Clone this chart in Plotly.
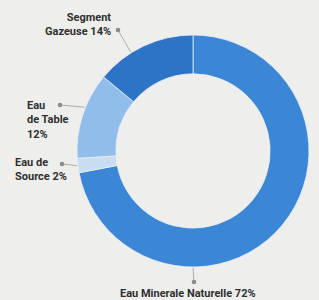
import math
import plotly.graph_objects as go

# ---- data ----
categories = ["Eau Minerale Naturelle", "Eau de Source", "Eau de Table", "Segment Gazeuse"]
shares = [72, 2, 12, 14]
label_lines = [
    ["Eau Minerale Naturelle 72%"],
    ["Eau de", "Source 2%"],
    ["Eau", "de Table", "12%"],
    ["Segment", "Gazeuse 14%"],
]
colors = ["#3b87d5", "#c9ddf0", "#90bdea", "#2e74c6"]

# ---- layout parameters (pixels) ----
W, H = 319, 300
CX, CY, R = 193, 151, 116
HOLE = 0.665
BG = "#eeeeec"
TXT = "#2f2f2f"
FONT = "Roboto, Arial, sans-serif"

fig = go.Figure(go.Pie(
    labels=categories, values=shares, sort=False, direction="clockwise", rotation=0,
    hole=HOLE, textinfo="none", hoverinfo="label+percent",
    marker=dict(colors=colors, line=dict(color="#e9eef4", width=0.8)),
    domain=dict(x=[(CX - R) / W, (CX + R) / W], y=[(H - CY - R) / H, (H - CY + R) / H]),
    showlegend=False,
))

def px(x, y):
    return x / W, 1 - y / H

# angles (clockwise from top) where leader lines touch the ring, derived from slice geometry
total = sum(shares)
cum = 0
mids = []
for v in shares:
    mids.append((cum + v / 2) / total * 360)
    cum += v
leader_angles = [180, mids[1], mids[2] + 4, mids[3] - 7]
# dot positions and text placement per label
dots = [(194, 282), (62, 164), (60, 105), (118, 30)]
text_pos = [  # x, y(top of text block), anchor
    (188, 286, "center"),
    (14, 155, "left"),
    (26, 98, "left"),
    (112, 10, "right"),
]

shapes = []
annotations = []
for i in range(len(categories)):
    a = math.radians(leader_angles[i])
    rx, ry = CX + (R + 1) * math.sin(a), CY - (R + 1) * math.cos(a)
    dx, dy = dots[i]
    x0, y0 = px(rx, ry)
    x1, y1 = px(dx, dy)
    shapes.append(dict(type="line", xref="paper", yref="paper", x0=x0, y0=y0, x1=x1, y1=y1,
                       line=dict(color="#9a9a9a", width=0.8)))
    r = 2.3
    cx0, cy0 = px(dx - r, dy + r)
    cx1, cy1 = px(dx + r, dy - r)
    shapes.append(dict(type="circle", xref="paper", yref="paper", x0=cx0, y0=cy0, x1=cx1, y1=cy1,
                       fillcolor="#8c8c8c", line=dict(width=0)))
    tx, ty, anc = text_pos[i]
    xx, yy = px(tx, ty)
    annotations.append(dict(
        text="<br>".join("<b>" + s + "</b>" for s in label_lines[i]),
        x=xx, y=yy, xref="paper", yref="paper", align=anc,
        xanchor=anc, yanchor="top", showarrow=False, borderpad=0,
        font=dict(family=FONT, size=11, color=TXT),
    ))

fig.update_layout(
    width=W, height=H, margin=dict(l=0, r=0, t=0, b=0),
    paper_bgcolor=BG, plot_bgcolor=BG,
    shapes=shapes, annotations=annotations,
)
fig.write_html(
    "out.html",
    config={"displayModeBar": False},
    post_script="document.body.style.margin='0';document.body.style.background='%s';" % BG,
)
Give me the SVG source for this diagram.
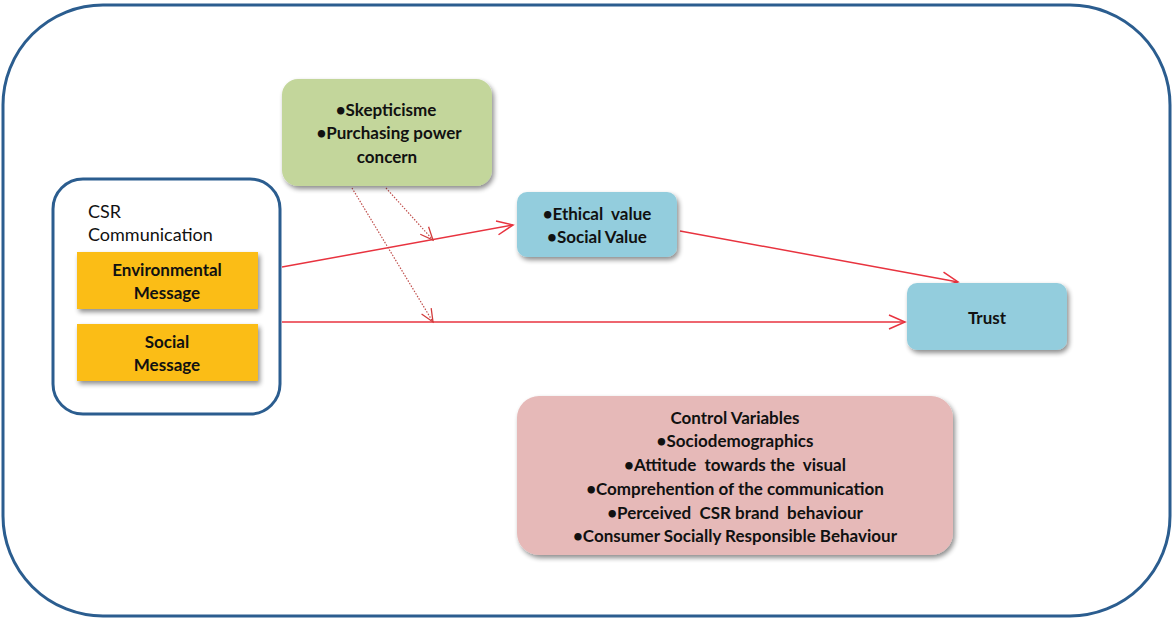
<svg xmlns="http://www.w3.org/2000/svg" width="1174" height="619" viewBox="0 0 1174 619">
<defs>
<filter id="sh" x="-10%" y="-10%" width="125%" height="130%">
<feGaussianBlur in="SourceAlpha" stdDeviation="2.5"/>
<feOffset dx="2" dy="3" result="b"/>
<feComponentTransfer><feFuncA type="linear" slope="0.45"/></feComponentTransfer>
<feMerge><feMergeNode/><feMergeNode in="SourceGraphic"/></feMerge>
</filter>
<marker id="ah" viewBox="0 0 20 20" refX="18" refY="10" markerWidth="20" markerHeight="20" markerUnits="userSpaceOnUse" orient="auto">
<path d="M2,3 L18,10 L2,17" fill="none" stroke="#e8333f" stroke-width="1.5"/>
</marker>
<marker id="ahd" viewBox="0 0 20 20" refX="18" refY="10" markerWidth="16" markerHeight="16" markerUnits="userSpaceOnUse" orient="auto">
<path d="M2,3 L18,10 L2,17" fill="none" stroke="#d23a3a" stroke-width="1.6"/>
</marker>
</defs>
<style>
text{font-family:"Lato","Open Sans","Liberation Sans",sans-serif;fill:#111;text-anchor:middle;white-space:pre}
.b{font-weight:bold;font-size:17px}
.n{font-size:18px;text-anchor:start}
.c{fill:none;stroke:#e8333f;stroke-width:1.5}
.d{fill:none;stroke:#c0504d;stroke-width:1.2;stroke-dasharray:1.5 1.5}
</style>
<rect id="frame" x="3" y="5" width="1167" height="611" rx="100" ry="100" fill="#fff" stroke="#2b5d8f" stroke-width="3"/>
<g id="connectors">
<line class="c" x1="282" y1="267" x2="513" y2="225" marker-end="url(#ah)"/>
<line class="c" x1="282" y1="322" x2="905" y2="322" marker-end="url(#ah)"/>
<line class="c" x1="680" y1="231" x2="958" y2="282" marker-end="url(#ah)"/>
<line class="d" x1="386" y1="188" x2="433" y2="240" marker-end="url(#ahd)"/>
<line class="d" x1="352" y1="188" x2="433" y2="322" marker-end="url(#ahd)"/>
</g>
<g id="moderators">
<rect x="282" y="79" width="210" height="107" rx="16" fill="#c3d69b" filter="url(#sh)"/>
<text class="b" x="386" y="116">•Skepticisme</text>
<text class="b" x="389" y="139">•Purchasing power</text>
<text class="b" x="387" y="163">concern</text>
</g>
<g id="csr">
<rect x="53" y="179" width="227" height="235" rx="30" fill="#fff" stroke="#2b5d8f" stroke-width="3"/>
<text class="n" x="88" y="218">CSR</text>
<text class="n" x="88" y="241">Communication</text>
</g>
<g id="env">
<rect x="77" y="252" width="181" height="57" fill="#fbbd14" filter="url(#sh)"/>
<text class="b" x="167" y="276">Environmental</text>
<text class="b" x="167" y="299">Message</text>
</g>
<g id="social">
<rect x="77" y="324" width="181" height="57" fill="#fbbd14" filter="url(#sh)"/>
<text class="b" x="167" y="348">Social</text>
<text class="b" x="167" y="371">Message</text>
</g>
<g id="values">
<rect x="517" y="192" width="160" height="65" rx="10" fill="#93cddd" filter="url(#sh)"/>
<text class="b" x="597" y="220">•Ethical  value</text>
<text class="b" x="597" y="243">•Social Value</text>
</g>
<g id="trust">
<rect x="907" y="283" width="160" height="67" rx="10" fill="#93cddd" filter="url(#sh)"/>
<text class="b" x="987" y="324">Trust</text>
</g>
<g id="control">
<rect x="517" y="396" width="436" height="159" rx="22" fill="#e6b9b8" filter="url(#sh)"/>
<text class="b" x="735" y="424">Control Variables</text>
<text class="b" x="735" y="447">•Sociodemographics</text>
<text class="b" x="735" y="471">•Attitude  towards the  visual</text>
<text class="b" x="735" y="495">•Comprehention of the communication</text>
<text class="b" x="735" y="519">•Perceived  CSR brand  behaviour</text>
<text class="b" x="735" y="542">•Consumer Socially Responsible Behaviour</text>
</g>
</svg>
——
• [Exercise instructions]
Copy the whole of the material above exactly, but not its images.

• [Written reply]
Clone this chart in Plotly.
import math
import plotly.graph_objects as go

# ---- data ----
categories = ["Eau Minerale Naturelle", "Eau de Source", "Eau de Table", "Segment Gazeuse"]
shares = [72, 2, 12, 14]
label_lines = [
    ["Eau Minerale Naturelle 72%"],
    ["Eau de", "Source 2%"],
    ["Eau", "de Table", "12%"],
    ["Segment", "Gazeuse 14%"],
]
colors = ["#3b87d5", "#c9ddf0", "#90bdea", "#2e74c6"]

# ---- layout parameters (pixels) ----
W, H = 319, 300
CX, CY, R = 193, 151, 116
HOLE = 0.665
BG = "#eeeeec"
TXT = "#2f2f2f"
FONT = "Roboto, Arial, sans-serif"

fig = go.Figure(go.Pie(
    labels=categories, values=shares, sort=False, direction="clockwise", rotation=0,
    hole=HOLE, textinfo="none", hoverinfo="label+percent",
    marker=dict(colors=colors, line=dict(color="#e9eef4", width=0.8)),
    domain=dict(x=[(CX - R) / W, (CX + R) / W], y=[(H - CY - R) / H, (H - CY + R) / H]),
    showlegend=False,
))

def px(x, y):
    return x / W, 1 - y / H

# angles (clockwise from top) where leader lines touch the ring, derived from slice geometry
total = sum(shares)
cum = 0
mids = []
for v in shares:
    mids.append((cum + v / 2) / total * 360)
    cum += v
leader_angles = [180, mids[1], mids[2] + 4, mids[3] - 7]
# dot positions and text placement per label
dots = [(194, 282), (62, 164), (60, 105), (118, 30)]
text_pos = [  # x, y(top of text block), anchor
    (188, 286, "center"),
    (14, 155, "left"),
    (26, 98, "left"),
    (112, 10, "right"),
]

shapes = []
annotations = []
for i in range(len(categories)):
    a = math.radians(leader_angles[i])
    rx, ry = CX + (R + 1) * math.sin(a), CY - (R + 1) * math.cos(a)
    dx, dy = dots[i]
    x0, y0 = px(rx, ry)
    x1, y1 = px(dx, dy)
    shapes.append(dict(type="line", xref="paper", yref="paper", x0=x0, y0=y0, x1=x1, y1=y1,
                       line=dict(color="#9a9a9a", width=0.8)))
    r = 2.3
    cx0, cy0 = px(dx - r, dy + r)
    cx1, cy1 = px(dx + r, dy - r)
    shapes.append(dict(type="circle", xref="paper", yref="paper", x0=cx0, y0=cy0, x1=cx1, y1=cy1,
                       fillcolor="#8c8c8c", line=dict(width=0)))
    tx, ty, anc = text_pos[i]
    xx, yy = px(tx, ty)
    annotations.append(dict(
        text="<br>".join("<b>" + s + "</b>" for s in label_lines[i]),
        x=xx, y=yy, xref="paper", yref="paper", align=anc,
        xanchor=anc, yanchor="top", showarrow=False, borderpad=0,
        font=dict(family=FONT, size=11, color=TXT),
    ))

fig.update_layout(
    width=W, height=H, margin=dict(l=0, r=0, t=0, b=0),
    paper_bgcolor=BG, plot_bgcolor=BG,
    shapes=shapes, annotations=annotations,
)
fig.write_html(
    "out.html",
    config={"displayModeBar": False},
    post_script="document.body.style.margin='0';document.body.style.background='%s';" % BG,
)
Give me the SVG source for this diagram.
<svg xmlns="http://www.w3.org/2000/svg" width="1174" height="619" viewBox="0 0 1174 619">
<defs>
<filter id="sh" x="-10%" y="-10%" width="125%" height="130%">
<feGaussianBlur in="SourceAlpha" stdDeviation="2.5"/>
<feOffset dx="2" dy="3" result="b"/>
<feComponentTransfer><feFuncA type="linear" slope="0.45"/></feComponentTransfer>
<feMerge><feMergeNode/><feMergeNode in="SourceGraphic"/></feMerge>
</filter>
<marker id="ah" viewBox="0 0 20 20" refX="18" refY="10" markerWidth="20" markerHeight="20" markerUnits="userSpaceOnUse" orient="auto">
<path d="M2,3 L18,10 L2,17" fill="none" stroke="#e8333f" stroke-width="1.5"/>
</marker>
<marker id="ahd" viewBox="0 0 20 20" refX="18" refY="10" markerWidth="16" markerHeight="16" markerUnits="userSpaceOnUse" orient="auto">
<path d="M2,3 L18,10 L2,17" fill="none" stroke="#d23a3a" stroke-width="1.6"/>
</marker>
</defs>
<style>
text{font-family:"Lato","Open Sans","Liberation Sans",sans-serif;fill:#111;text-anchor:middle;white-space:pre}
.b{font-weight:bold;font-size:17px}
.n{font-size:18px;text-anchor:start}
.c{fill:none;stroke:#e8333f;stroke-width:1.5}
.d{fill:none;stroke:#c0504d;stroke-width:1.2;stroke-dasharray:1.5 1.5}
</style>
<rect id="frame" x="3" y="5" width="1167" height="611" rx="100" ry="100" fill="#fff" stroke="#2b5d8f" stroke-width="3"/>
<g id="connectors">
<line class="c" x1="282" y1="267" x2="513" y2="225" marker-end="url(#ah)"/>
<line class="c" x1="282" y1="322" x2="905" y2="322" marker-end="url(#ah)"/>
<line class="c" x1="680" y1="231" x2="958" y2="282" marker-end="url(#ah)"/>
<line class="d" x1="386" y1="188" x2="433" y2="240" marker-end="url(#ahd)"/>
<line class="d" x1="352" y1="188" x2="433" y2="322" marker-end="url(#ahd)"/>
</g>
<g id="moderators">
<rect x="282" y="79" width="210" height="107" rx="16" fill="#c3d69b" filter="url(#sh)"/>
<text class="b" x="386" y="116">•Skepticisme</text>
<text class="b" x="389" y="139">•Purchasing power</text>
<text class="b" x="387" y="163">concern</text>
</g>
<g id="csr">
<rect x="53" y="179" width="227" height="235" rx="30" fill="#fff" stroke="#2b5d8f" stroke-width="3"/>
<text class="n" x="88" y="218">CSR</text>
<text class="n" x="88" y="241">Communication</text>
</g>
<g id="env">
<rect x="77" y="252" width="181" height="57" fill="#fbbd14" filter="url(#sh)"/>
<text class="b" x="167" y="276">Environmental</text>
<text class="b" x="167" y="299">Message</text>
</g>
<g id="social">
<rect x="77" y="324" width="181" height="57" fill="#fbbd14" filter="url(#sh)"/>
<text class="b" x="167" y="348">Social</text>
<text class="b" x="167" y="371">Message</text>
</g>
<g id="values">
<rect x="517" y="192" width="160" height="65" rx="10" fill="#93cddd" filter="url(#sh)"/>
<text class="b" x="597" y="220">•Ethical  value</text>
<text class="b" x="597" y="243">•Social Value</text>
</g>
<g id="trust">
<rect x="907" y="283" width="160" height="67" rx="10" fill="#93cddd" filter="url(#sh)"/>
<text class="b" x="987" y="324">Trust</text>
</g>
<g id="control">
<rect x="517" y="396" width="436" height="159" rx="22" fill="#e6b9b8" filter="url(#sh)"/>
<text class="b" x="735" y="424">Control Variables</text>
<text class="b" x="735" y="447">•Sociodemographics</text>
<text class="b" x="735" y="471">•Attitude  towards the  visual</text>
<text class="b" x="735" y="495">•Comprehention of the communication</text>
<text class="b" x="735" y="519">•Perceived  CSR brand  behaviour</text>
<text class="b" x="735" y="542">•Consumer Socially Responsible Behaviour</text>
</g>
</svg>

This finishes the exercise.